- What this task involves
Look below for the line with "Reproduce this chart" and the line with "import * as"; repeat exactly those two lines and all lines between them, but no pictures.

- Excerpted data
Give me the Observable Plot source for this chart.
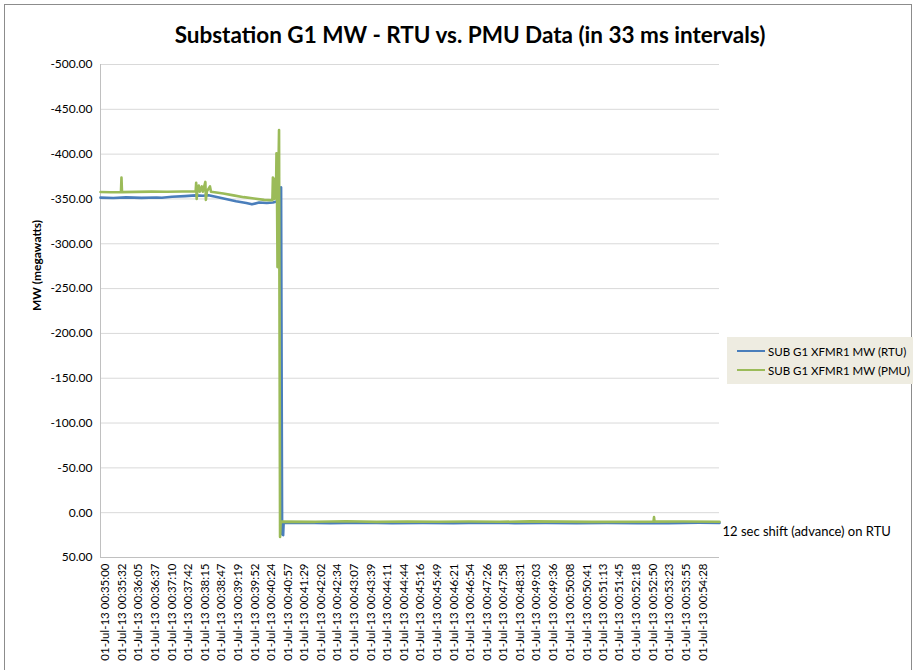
<!DOCTYPE html>
<html>
<head>
<meta charset="utf-8">
<script src="https://cdn.jsdelivr.net/npm/d3@7"></script>
<script src="https://cdn.jsdelivr.net/npm/@observablehq/plot@0.6"></script>
<style>
  body { margin: 0; background: #fff; font-family: Lato, "Open Sans", sans-serif; }
  #wrap { position: relative; width: 917px; height: 670px; overflow: hidden; background: #fff; }
  #frame { position: absolute; left: 4px; top: 4px; width: 908px; height: 680px; border: 1px solid #8c8c8c; box-sizing: border-box; }
  #title { position: absolute; left: 0; width: 940px; top: 21px; text-align: center; font-size: 22.5px; font-weight: bold; color: #000; }
  #chart { position: absolute; left: 0; top: 50px; }
  #legend { position: absolute; left: 727px; top: 337px; width: 186px; height: 47px; background: #eeece1; font-size: 11.5px; color: #000; }
  .entry { position: absolute; left: 10px; height: 14px; display: flex; align-items: center; }
  .swatch { width: 28px; height: 2.5px; margin-right: 3px; }
</style>
</head>
<body>
<div id="wrap">
  <div id="frame"></div>
  <div id="title">Substation G1 MW - RTU vs. PMU Data (in 33 ms intervals)</div>
  <div id="chart"></div>
  <div id="legend"></div>
</div>
<script>
// ---- data ----
const datePrefix = "01-Jul-13";
const seriesNames = ["SUB G1 XFMR1 MW (RTU)", "SUB G1 XFMR1 MW (PMU)"];
const seriesColors = ["#4a7ebb", "#9bbb59"];

const xTickLabels = ["00:35:00","00:35:32","00:36:05","00:36:37","00:37:10","00:37:42","00:38:15","00:38:47","00:39:19","00:39:52","00:40:24","00:40:57","00:41:29","00:42:02","00:42:34","00:43:07","00:43:39","00:44:11","00:44:44","00:45:16","00:45:49","00:46:21","00:46:54","00:47:26","00:47:58","00:48:31","00:49:03","00:49:36","00:50:08","00:50:41","00:51:13","00:51:45","00:52:18","00:52:50","00:53:23","00:53:55","00:54:28"];
const yTicks = [-500,-450,-400,-350,-300,-250,-200,-150,-100,-50,0,50];
const xDomain = ["00:35:00", "00:55:10"];
const yLabel = "MW (megawatts)";
const annotation = "12 sec shift (advance) on RTU";

const rtuTime = ["00:35:00","00:35:25","00:35:50","00:36:20","00:36:50","00:37:00","00:37:20","00:37:45","00:38:06","00:38:20","00:38:31","00:38:45","00:39:05","00:39:25","00:39:45","00:39:56","00:40:10","00:40:25","00:40:37","00:40:50","00:40:53","00:40:55","00:40:57","00:40:58","00:41:30","00:42:30","00:43:30","00:44:30","00:45:30","00:46:30","00:47:30","00:48:30","00:49:30","00:50:30","00:51:30","00:52:30","00:53:30","00:54:30","00:55:10"];
const rtuMW = [-351.5,-351,-351.8,-351.2,-351.6,-351.3,-352.4,-353.2,-354,-353.6,-354.2,-352.5,-350,-347.5,-345.5,-344,-346,-345.5,-346,-348,-363,24,25,11.5,11.3,11.8,11.2,11.6,11.4,11.8,11.3,11.6,11.5,11.7,11.4,11.8,11.6,11.3,11.4];

const pmuTime = ["00:35:00","00:35:20","00:35:40","00:35:41","00:35:42","00:36:10","00:36:40","00:37:10","00:37:40","00:38:06","00:38:07","00:38:08","00:38:09","00:38:12","00:38:14","00:38:18","00:38:20","00:38:25","00:38:26","00:38:28","00:38:34","00:38:36","00:39:00","00:39:20","00:39:40","00:40:00","00:40:20","00:40:36","00:40:37","00:40:39","00:40:40","00:40:43","00:40:44","00:40:45","00:40:46","00:40:47","00:40:49","00:40:51","00:40:52","00:40:54","00:42:00","00:43:00","00:44:00","00:45:00","00:46:00","00:47:00","00:48:00","00:49:00","00:50:00","00:51:00","00:53:01","00:53:02","00:53:03","00:54:00","00:55:10"];
const pmuMW = [-357.8,-357.5,-357.6,-374,-357.6,-357.9,-358.2,-358,-358.4,-358.5,-368,-350,-358,-365,-358,-364,-358,-369,-349,-358.5,-364,-358,-356,-354,-352,-350.5,-349,-348.5,-374,-372,-350,-352,-401,-360,-274,-345,-427,27,12,10,10.2,9.6,10.3,9.8,10.1,9.9,10.2,9.7,10,10.3,10,5,10,9.8,10.1];

// ---- build ----
const T = s => { const [h, m, sec] = s.split(":").map(Number); return new Date(Date.UTC(2013, 6, 1, h, m, sec)); };
const rtu = rtuTime.map((t, i) => ({time: T(t), mw: rtuMW[i]}));
const pmu = pmuTime.map((t, i) => ({time: T(t), mw: pmuMW[i]}));
const xTicks = xTickLabels.map(T);
const fmt = d3.utcFormat("%H:%M:%S");

const chart = Plot.plot({
  width: 917,
  height: 620,
  marginTop: 14,
  marginBottom: 113,
  marginLeft: 100,
  marginRight: 198,
  style: {fontFamily: "Lato, 'Open Sans', sans-serif", fontSize: "11.5px", background: "transparent", overflow: "visible", color: "#000"},
  x: {type: "utc", domain: xDomain.map(T)},
  y: {domain: [yTicks[0], yTicks[yTicks.length - 1]], reverse: true},
  marks: [
    Plot.gridY(yTicks, {stroke: "#d9d9d9", strokeOpacity: 1}),
    Plot.ruleX([T(xDomain[0])], {stroke: "#c0c0c0"}),
    Plot.ruleY([yTicks[yTicks.length - 1]], {stroke: "#c0c0c0"}),
    Plot.axisY(yTicks, {tickSize: 0, tickPadding: 8, tickFormat: d => d.toFixed(2), fontSize: 12, label: null}),
    Plot.text([yLabel], {frameAnchor: "left", rotate: -90, dx: -63, fontWeight: "bold", fontSize: 12, fill: "#000"}),
    Plot.axisX(xTicks, {tickSize: 0, tickPadding: 6, tickRotate: -90, dx: 5, fontSize: 11.5,
      tickFormat: d => datePrefix + " " + fmt(d), label: null}),
    Plot.line(rtu, {x: "time", y: "mw", stroke: seriesColors[0], strokeWidth: 2.6}),
    Plot.line(pmu, {x: "time", y: "mw", stroke: seriesColors[1], strokeWidth: 2.6}),
    Plot.text([rtu[rtu.length - 1]], {x: "time", y: "mw", text: () => annotation, textAnchor: "start", dx: 3, dy: 9, fontSize: 13})
  ]
});
document.getElementById("chart").appendChild(chart);

const legend = document.getElementById("legend");
seriesNames.forEach((name, i) => {
  const e = document.createElement("div");
  e.className = "entry";
  e.style.top = (7 + i * 19) + "px";
  e.innerHTML = `<div class="swatch" style="background:${seriesColors[i]}"></div><span>${name}</span>`;
  legend.appendChild(e);
});
</script>
</body>
</html>
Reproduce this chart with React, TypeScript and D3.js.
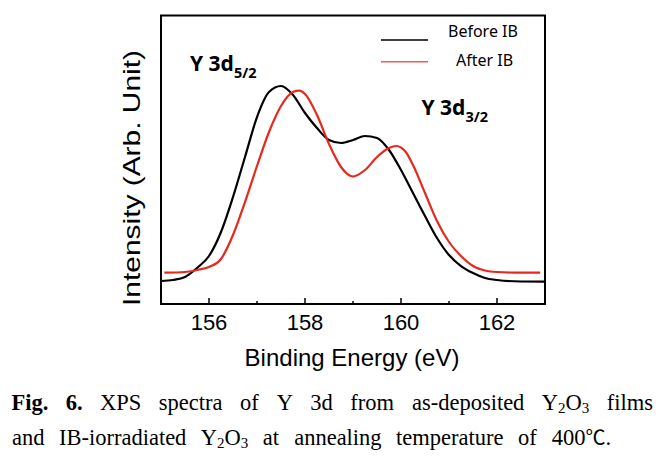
import React, { useLayoutEffect, useRef, useState } from "react";
import * as d3 from "d3";

// Binding energy (eV) and intensity (arb. units, 0–100 scale)
const beforeEnergy = [155.0, 155.25, 155.5, 155.75, 156.0, 156.25, 156.5, 156.75, 157.0, 157.25, 157.5, 157.75, 158.0, 158.25, 158.5, 158.75, 159.0, 159.25, 159.5, 159.75, 160.0, 160.25, 160.5, 160.75, 161.0, 161.25, 161.5, 161.75, 162.0, 162.5, 163.0];
const beforeIntensity = [7.97, 8.32, 9.36, 12.48, 16.64, 24.96, 37.09, 50.95, 64.81, 73.48, 75.56, 72.44, 66.2, 61.0, 56.84, 55.8, 56.84, 58.23, 57.54, 53.38, 46.44, 38.47, 30.5, 22.88, 16.98, 13.17, 10.74, 9.01, 8.32, 7.8, 7.73];
const afterEnergy = [155.07, 155.5, 155.75, 156.0, 156.25, 156.5, 156.75, 157.0, 157.25, 157.5, 157.75, 157.88, 158.0, 158.25, 158.5, 158.75, 159.0, 159.25, 159.5, 159.75, 159.9, 160.1, 160.25, 160.5, 160.75, 161.0, 161.25, 161.5, 161.75, 162.0, 162.5, 162.9];
const afterIntensity = [10.85, 11.09, 11.78, 12.82, 15.6, 23.92, 35.35, 47.83, 59.62, 68.63, 73.48, 73.93, 72.79, 65.51, 55.46, 47.48, 44.19, 46.44, 50.95, 54.07, 54.76, 52.68, 48.18, 38.47, 28.77, 21.49, 16.64, 13.17, 11.61, 11.09, 10.85, 10.85];

const majorTicks = [156, 158, 160, 162];
const minorTicks = [157, 159, 161];
const seriesNames = ["Before IB", "After IB"];

type W = { t: string; bold?: boolean };
const captionLine1: W[] = [
  { t: "Fig.", bold: true },
  { t: "6.", bold: true },
  { t: "XPS" },
  { t: "spectra" },
  { t: "of" },
  { t: "Y" },
  { t: "3d" },
  { t: "from" },
  { t: "as-deposited" },
  { t: "Y2O3" },
  { t: "films" },
];
const captionLine2: W[] = [
  { t: "and" },
  { t: "IB-iorradiated" },
  { t: "Y2O3" },
  { t: "at" },
  { t: "annealing" },
  { t: "temperature" },
  { t: "of" },
  { t: "400℃." },
];

const RED = "#e8281c";
const SERIF = "'Liberation Serif', 'Times New Roman', serif";

function JustifiedLine({ words, y, x0, x1 }: { words: W[]; y: number; x0: number; x1: number }) {
  const refs = useRef<(SVGTextElement | null)[]>([]);
  const [xs, setXs] = useState<number[]>(words.map((_, i) => x0 + i * 50));
  useLayoutEffect(() => {
    const widths = refs.current.map((el) => (el ? el.getBBox().width : 0));
    const total = widths.reduce((a, b) => a + b, 0);
    const gap = (x1 - x0 - total) / (words.length - 1);
    const out: number[] = [];
    let cur = x0;
    widths.forEach((w) => {
      out.push(cur);
      cur += w + gap;
    });
    setXs(out);
  }, []);
  return (
    <g>
      {words.map((w, i) => (
        <text
          key={i}
          ref={(el) => {
            refs.current[i] = el;
          }}
          x={xs[i]}
          y={y}
          fontFamily={SERIF}
          fontSize={22.5}
          fontWeight={w.bold ? "bold" : "normal"}
        >
          {w.t === "Y2O3" ? (
            <>
              Y<tspan fontSize={15} dy={3}>2</tspan>
              <tspan dy={-3}>O</tspan>
              <tspan fontSize={15} dy={3}>3</tspan>
            </>
          ) : w.t.endsWith("℃.") ? (
            <>
              {w.t.replace("℃.", "")}
              <tspan fontFamily="'Noto Sans CJK JP', sans-serif" fontSize={20}>℃</tspan>.
            </>
          ) : (
            w.t
          )}
        </text>
      ))}
    </g>
  );
}

export default function App() {
  const x = d3.scaleLinear().domain([155, 163]).range([161, 545]);
  const y = d3.scaleLinear().domain([0, 100]).range([304, 15.5]);
  const line = d3
    .line<[number, number]>()
    .x((d) => x(d[0]))
    .y((d) => y(d[1]))
    .curve(d3.curveMonotoneX);
  const before = line(beforeEnergy.map((e, i) => [e, beforeIntensity[i]]) as [number, number][]) || "";
  const after = line(afterEnergy.map((e, i) => [e, afterIntensity[i]]) as [number, number][]) || "";

  return (
    <svg width={664} height={462} style={{ position: "absolute", left: 0, top: 0, background: "#fff" }}>
      <rect x={0} y={0} width={664} height={462} fill="#fff" />
      <path d={before} fill="none" stroke="#000" strokeWidth={2.2} />
      <path d={after} fill="none" stroke={RED} strokeWidth={2.2} />
      <rect x={161} y={15.5} width={384} height={288.5} fill="none" stroke="#000" strokeWidth={2} />
      {majorTicks.map((t) => (
        <g key={t}>
          <line x1={x(t)} x2={x(t)} y1={304} y2={298} stroke="#000" strokeWidth={1.5} />
          <text x={x(t)} y={329.5} textAnchor="middle" fontFamily="'Liberation Sans', Arial, sans-serif" fontSize={22}>
            {t}
          </text>
        </g>
      ))}
      {minorTicks.map((t) => (
        <line key={t} x1={x(t)} x2={x(t)} y1={304} y2={301} stroke="#000" strokeWidth={1.5} />
      ))}
      <text x={352} y={366} textAnchor="middle" fontFamily="'Liberation Sans', Arial, sans-serif" fontSize={24}>
        Binding Energy (eV)
      </text>
      <text
        transform="translate(140,178) rotate(-90)"
        textAnchor="middle"
        fontFamily="'Liberation Sans', Arial, sans-serif"
        fontSize={24}
        textLength={256}
        lengthAdjust="spacingAndGlyphs"
      >
        Intensity (Arb. Unit)
      </text>
      {/* legend */}
      <line x1={381} x2={428} y1={40} y2={40} stroke="#000" strokeWidth={1.6} />
      <line x1={381} x2={428} y1={61.7} y2={61.7} stroke={RED} strokeWidth={1.6} opacity={0.75} />
      <text x={448} y={37} fontFamily="'Noto Sans', sans-serif" fontSize={16}>{seriesNames[0]}</text>
      <text x={456} y={66} fontFamily="'Noto Sans', sans-serif" fontSize={16}>{seriesNames[1]}</text>
      {/* peak annotations */}
      <text x={190} y={71} fontFamily="'Noto Sans', sans-serif" fontSize={21} fontWeight="bold">
        Y 3d<tspan fontSize={14.5} dy={7}>5/2</tspan>
      </text>
      <text x={421.5} y={115} fontFamily="'Noto Sans', sans-serif" fontSize={21} fontWeight="bold">
        Y 3d<tspan fontSize={14.5} dy={7}>3/2</tspan>
      </text>
      {/* caption */}
      <JustifiedLine words={captionLine1} y={410} x0={11.5} x1={653} />
      <JustifiedLine words={captionLine2} y={445} x0={12} x1={611} />
    </svg>
  );
}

- Expected answer
Reproduce this chart with React, TypeScript and D3.js.
import React, { useLayoutEffect, useRef, useState } from "react";
import * as d3 from "d3";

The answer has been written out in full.